• Depression and Suicide

    Posted on December 22, 2011 by Cynthia Gossman in Suicide.

    An estimated 19 million Americans suffer from depression.
    Clinical depression is not a temporary case of the “blues.” People with depression may experience recurrent episodes of depression that can last anywhere from a few hours to a few months.

    Depression is present if at least five or more of the following symptoms are present during a two-week period; at least one of the symptoms must be either depressed mood or loss of interest or pleasure in usual activities.

    • Depressed mood
    • Loss of interest or pleasure in usual activities
    • Change in appetite or weight
    • Change in sleeping patterns
    • Speaking and/or moving with unusual speed or slowness
    • Loss of interest or pleasure in usual activities
    • Decrease in sexual drive
    • Fatigue or loss of energy
    • Feelings of worthlessness, self-reproach or guilt
    • Diminished ability to think or concentrate, slowed thinking or indecisiveness
    • Thoughts of death, suicide, or wishes to be dead

    Additional factors that point to an increased risk for suicide in depressed individuals are:

    • Anxiety, agitation, or enraged behavior
    • Isolation
    • Drug and/or alcohol use or abuse
    • History of physical or emotional illness
    • Feelings of hopelessness or desperation

    Facts About Depression

    • Women suffer from depression twice as much as men.

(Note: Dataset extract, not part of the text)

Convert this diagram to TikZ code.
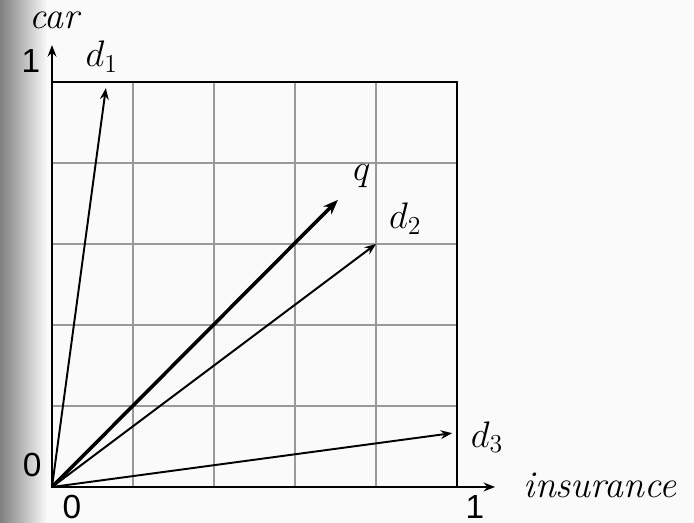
\documentclass[tikz,border=0pt]{standalone}
\usepackage{fix-cm}
\usepackage{fontspec}
\newfontfamily\numfont{Liberation Sans}
\usetikzlibrary{arrows.meta,positioning}
\tikzset{
bgshade/.style={left color=black!50,right color=white!98!black},
gridline/.style={draw=black!40,line width=0.8pt},
frameline/.style={draw=black,line width=1.2pt},
axisarrow/.style={-{Stealth[length=6.5pt,width=5pt]},line width=1.1pt},
vecarrow/.style={-{Stealth[length=6.5pt,width=5pt]},line width=1.1pt},
qarrow/.style={-{Stealth[length=8.5pt,width=6.5pt]},line width=2pt},
axislabel/.style={inner sep=0pt,font=\fontsize{21.5}{25}\selectfont\itshape},
veclabel/.style={inner sep=0pt,font=\fontsize{21}{25}\selectfont},
numlabel/.style={inner sep=0pt,font=\fontsize{19}{23}\selectfont\numfont}
}

\begin{document}
\begin{tikzpicture}[x=8.1cm,y=8.1cm]
% page and slide shading
\useasboundingbox (-0.1284,-0.0889) rectangle (1.5852,1.2025);
\fill[white!98!black] (-0.1284,-0.0889) rectangle (1.5852,1.2025);
\fill[bgshade] (-0.1284,-0.0889) rectangle (-0.012,1.2025);
% grid
\foreach \g in {0.2,0.4,0.6,0.8}{
\draw[gridline] (\g,0) -- (\g,1);
\draw[gridline] (0,\g) -- (1,\g);
}
\draw[frameline] (0,0) rectangle (1,1);
% axes
\coordinate (O) at (0,0);
\coordinate (xend) at (1.094,0);
\coordinate (yend) at (0,1.091);
\draw[axisarrow] (O) -- (xend);
\draw[axisarrow] (O) -- (yend);
% vectors
\coordinate (d1) at (0.133,0.985);
\coordinate (q) at (0.706,0.709);
\coordinate (d2) at (0.800,0.600);
\coordinate (d3) at (0.988,0.133);
\draw[vecarrow] (O) -- (d1);
\draw[qarrow] (O) -- (q);
\draw[vecarrow] (O) -- (d2);
\draw[vecarrow] (O) -- (d3);
% labels
\node[axislabel] (carlab) at (0.005,1.153) {car};
\node[axislabel] (inslab) at (1.353,0.004) {insurance};
\node[numlabel] (yone) at (-0.052,1.052) {1};
\node[numlabel] (yzero) at (-0.049,0.054) {0};
\node[numlabel] (xzero) at (0.049,-0.049) {0};
\node[numlabel] (xone) at (1.044,-0.049) {1};
\node[veclabel] (d1lab) at (0.123,1.062) {$d_1$};
\node[veclabel] (qlab) at (0.765,0.768) {$q$};
\node[veclabel] (d2lab) at (0.872,0.662) {$d_2$};
\node[veclabel] (d3lab) at (1.074,0.123) {$d_3$};
\end{tikzpicture}
\end{document}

This two-to-one ratio exists regardless of racial and ethnic background or economic status.
    • Depression in people 65 and older increases the risk of stroke and other medical complications.
    • The economic cost of depressive illnesses is $30 million to $44 billion a year.
    • More Americans (19 million) suffer from depression than coronary heart disease (12 million), cancer (10 million), and HIV/AIDS (1 million).
    • Even though effective treatments are available, only one in three depressed people gets help.

    Depression and Suicide

    • Although most depressed people are not suicidal, two-thirds of those who die by suicide suffer from a depressive illness.
    • About 15 percent of the population will suffer from depression at some time during their life. Thirty percent of all depressed inpatients attempt suicide.

    Medical Illness and Depression

    • Researchers believe that after an initial attack of severe depression 70 percent of people are vulnerable to another episode.
    • The following illnesses are commonly associated with later-life depression: cancer, Parkinson’s disease, heart disease, stroke and Alzheimer’s disease.
    • Research shows that depression and heart disease often accompany each other and that each can lead to the other. While roughly one in six people have an episode of major depression, the number goes to one in two for people with heart disease.
    • About 25 percent of cancer patients suffer from clinical depression.
    • Depression in people 65 and older increases the risk of stroke and other medical complications.
    • Nearly eight out of ten patients with depressive illness will improve through treatment with medicine and psychotherapy.

    Prevent suicide through early recognition and treatment of depression and other psychiatric illnesses.

     Figures from the National Center for Health Statistics for the year 2005.